--- begin SOURCE DATA ---
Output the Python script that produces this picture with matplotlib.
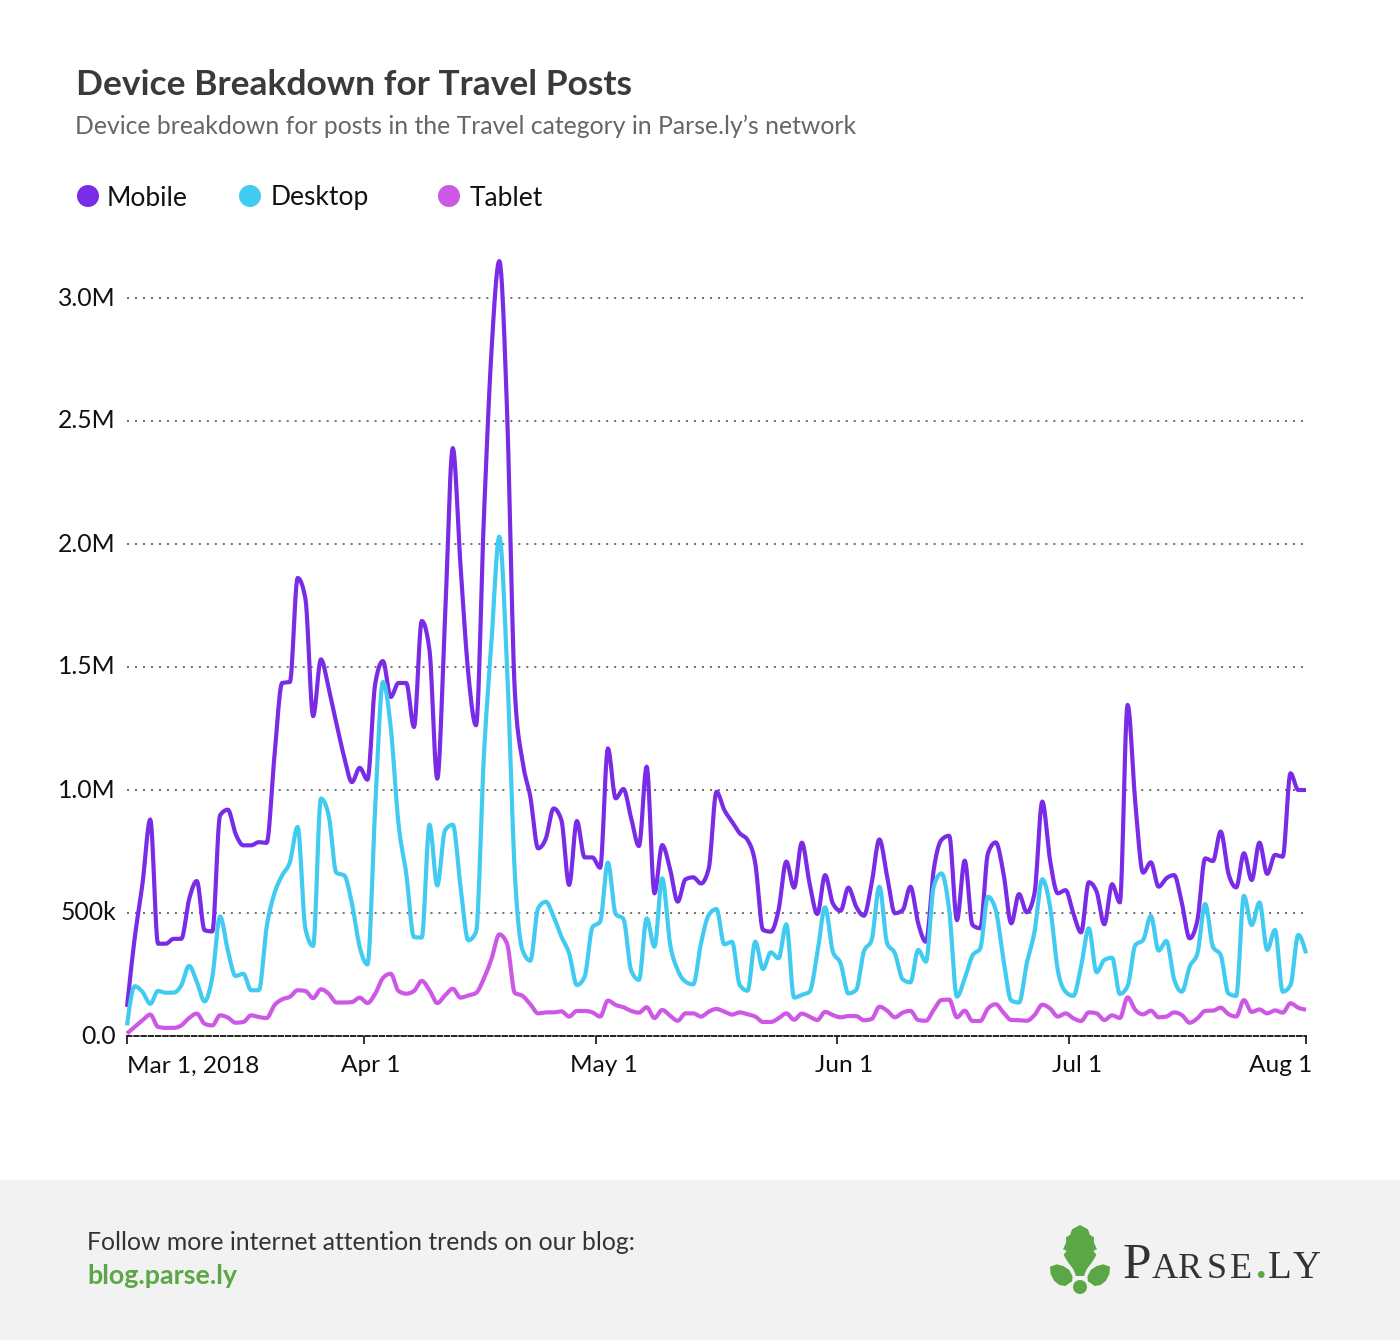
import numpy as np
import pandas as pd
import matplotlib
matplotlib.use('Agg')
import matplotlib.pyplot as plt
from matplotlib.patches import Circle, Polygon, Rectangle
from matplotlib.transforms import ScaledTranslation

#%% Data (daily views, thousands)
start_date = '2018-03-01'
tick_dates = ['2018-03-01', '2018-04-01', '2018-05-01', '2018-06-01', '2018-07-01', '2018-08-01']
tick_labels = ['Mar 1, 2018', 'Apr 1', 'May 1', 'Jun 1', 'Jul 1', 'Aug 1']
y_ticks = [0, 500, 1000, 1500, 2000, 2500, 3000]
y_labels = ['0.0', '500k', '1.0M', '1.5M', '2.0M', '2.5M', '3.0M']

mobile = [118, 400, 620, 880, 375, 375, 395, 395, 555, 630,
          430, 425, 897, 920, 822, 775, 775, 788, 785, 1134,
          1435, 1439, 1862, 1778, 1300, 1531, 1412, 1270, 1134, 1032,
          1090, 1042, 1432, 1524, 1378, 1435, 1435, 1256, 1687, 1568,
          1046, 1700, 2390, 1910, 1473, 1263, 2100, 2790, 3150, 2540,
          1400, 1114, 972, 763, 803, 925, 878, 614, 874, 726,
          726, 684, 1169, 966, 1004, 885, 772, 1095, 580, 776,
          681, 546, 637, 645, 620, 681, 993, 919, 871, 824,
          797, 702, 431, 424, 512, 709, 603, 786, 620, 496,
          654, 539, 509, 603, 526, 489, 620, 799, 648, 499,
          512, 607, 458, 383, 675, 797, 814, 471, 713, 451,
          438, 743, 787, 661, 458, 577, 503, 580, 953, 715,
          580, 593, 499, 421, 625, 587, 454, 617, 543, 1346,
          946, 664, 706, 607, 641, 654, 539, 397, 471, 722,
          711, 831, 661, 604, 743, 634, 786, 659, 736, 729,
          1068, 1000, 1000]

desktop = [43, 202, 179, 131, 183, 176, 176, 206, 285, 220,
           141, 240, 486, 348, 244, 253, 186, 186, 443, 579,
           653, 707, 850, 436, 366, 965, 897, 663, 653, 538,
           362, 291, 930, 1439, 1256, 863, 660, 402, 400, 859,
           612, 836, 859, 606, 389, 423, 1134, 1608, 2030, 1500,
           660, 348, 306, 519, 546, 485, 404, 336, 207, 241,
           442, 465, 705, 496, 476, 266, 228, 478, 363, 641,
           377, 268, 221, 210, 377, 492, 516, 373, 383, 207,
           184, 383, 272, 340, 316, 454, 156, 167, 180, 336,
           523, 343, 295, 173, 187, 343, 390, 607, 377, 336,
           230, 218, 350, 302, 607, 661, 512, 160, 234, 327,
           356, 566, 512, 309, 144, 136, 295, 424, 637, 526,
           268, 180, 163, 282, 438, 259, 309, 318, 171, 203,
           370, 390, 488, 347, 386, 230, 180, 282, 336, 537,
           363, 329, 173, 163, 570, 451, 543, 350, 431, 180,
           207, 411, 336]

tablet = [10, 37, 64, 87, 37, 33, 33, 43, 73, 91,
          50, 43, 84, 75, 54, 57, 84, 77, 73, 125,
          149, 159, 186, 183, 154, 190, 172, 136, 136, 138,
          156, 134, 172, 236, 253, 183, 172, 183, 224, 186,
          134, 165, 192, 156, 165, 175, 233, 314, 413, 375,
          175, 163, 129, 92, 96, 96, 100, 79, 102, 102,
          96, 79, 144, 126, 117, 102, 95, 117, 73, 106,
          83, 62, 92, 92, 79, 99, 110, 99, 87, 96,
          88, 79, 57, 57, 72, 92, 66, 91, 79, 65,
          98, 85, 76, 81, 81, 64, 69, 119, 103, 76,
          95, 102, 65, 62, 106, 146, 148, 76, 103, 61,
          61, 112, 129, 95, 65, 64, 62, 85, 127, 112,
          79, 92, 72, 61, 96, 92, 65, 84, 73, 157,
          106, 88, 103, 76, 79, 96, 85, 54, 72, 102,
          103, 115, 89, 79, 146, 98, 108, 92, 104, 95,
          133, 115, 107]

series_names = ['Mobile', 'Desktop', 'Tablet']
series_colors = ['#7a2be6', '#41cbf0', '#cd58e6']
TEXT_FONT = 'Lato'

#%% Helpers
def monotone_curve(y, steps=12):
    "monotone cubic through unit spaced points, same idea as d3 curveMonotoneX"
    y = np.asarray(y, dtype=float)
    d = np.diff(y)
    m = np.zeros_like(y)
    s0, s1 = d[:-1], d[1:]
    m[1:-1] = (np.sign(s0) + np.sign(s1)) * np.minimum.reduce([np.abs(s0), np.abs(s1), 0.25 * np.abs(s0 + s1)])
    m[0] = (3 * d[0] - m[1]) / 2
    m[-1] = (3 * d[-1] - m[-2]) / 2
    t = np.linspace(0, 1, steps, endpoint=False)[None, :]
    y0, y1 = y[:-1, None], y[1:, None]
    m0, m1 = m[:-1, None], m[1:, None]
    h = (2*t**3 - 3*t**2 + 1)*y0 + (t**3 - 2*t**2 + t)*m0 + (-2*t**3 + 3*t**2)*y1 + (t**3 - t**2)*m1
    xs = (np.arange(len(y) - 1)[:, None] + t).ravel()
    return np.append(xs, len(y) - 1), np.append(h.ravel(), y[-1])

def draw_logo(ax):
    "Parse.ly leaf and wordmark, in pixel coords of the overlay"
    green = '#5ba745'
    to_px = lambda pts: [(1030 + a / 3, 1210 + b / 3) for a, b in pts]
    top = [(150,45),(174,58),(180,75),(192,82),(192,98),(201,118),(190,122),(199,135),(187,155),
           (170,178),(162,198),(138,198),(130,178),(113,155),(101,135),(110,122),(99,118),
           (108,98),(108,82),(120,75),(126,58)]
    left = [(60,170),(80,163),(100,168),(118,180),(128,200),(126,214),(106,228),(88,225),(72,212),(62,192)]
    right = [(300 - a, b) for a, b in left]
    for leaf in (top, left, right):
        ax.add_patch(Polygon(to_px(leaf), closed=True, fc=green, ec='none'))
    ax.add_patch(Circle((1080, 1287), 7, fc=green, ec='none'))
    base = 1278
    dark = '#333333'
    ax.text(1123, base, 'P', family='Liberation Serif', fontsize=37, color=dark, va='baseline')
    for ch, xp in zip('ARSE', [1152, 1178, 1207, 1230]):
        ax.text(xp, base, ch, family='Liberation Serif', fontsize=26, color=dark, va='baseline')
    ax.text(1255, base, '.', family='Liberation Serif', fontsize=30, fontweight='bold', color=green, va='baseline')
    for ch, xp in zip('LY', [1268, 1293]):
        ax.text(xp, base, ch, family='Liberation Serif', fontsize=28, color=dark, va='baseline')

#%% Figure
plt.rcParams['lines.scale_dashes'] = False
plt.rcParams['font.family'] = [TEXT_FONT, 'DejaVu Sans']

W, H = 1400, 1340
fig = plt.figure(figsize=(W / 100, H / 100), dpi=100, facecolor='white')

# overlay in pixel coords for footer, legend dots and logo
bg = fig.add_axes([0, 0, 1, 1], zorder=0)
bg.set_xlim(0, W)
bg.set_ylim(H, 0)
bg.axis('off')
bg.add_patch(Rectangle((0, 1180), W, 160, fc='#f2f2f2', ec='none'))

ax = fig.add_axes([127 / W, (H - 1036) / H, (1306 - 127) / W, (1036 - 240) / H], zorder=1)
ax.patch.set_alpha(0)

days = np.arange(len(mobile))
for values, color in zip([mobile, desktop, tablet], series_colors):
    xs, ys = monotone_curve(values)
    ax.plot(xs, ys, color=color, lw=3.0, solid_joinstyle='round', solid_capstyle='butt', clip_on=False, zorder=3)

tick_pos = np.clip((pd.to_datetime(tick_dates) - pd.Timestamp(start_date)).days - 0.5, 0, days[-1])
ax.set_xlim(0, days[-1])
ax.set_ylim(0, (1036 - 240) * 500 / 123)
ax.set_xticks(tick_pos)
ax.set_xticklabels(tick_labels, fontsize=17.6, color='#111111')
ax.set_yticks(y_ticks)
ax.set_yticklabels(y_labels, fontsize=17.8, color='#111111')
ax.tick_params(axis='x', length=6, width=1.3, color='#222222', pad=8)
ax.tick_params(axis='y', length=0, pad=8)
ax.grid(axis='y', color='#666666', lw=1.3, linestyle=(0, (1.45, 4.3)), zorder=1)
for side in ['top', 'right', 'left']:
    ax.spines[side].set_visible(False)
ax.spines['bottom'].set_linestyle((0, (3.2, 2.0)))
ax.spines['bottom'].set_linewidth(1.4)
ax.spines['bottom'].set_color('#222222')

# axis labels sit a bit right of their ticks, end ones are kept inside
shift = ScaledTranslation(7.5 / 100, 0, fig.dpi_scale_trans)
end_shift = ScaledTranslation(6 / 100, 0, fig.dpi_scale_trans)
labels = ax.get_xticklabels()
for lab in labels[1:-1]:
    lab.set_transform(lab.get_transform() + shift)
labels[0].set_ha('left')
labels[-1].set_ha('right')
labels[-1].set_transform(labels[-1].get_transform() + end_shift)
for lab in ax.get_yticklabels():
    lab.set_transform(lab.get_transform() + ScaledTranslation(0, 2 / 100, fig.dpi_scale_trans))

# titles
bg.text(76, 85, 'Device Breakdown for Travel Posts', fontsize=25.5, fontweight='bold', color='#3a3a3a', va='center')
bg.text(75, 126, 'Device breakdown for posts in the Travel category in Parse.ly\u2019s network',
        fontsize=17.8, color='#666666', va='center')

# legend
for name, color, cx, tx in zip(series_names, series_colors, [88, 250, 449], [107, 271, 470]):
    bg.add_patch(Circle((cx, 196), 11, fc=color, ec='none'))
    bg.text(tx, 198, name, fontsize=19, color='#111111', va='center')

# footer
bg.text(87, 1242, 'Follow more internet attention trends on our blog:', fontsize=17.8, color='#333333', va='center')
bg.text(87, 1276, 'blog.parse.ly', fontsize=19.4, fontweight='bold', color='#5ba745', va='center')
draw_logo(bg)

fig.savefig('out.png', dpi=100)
--- end SOURCE DATA ---
# TASK DESCRIPTION
Restate, line by line and word for word, everything from the top of the material through the line that contains "['0.0', '500k', '1.0M', '1.5M', '2.0M', '2.5M', '3.0M']". Leave pictures out.

# ANSWER FOR THE TASK
Output the Python script that produces this picture with matplotlib.
import numpy as np
import pandas as pd
import matplotlib
matplotlib.use('Agg')
import matplotlib.pyplot as plt
from matplotlib.patches import Circle, Polygon, Rectangle
from matplotlib.transforms import ScaledTranslation

#%% Data (daily views, thousands)
start_date = '2018-03-01'
tick_dates = ['2018-03-01', '2018-04-01', '2018-05-01', '2018-06-01', '2018-07-01', '2018-08-01']
tick_labels = ['Mar 1, 2018', 'Apr 1', 'May 1', 'Jun 1', 'Jul 1', 'Aug 1']
y_ticks = [0, 500, 1000, 1500, 2000, 2500, 3000]
y_labels = ['0.0', '500k', '1.0M', '1.5M', '2.0M', '2.5M', '3.0M']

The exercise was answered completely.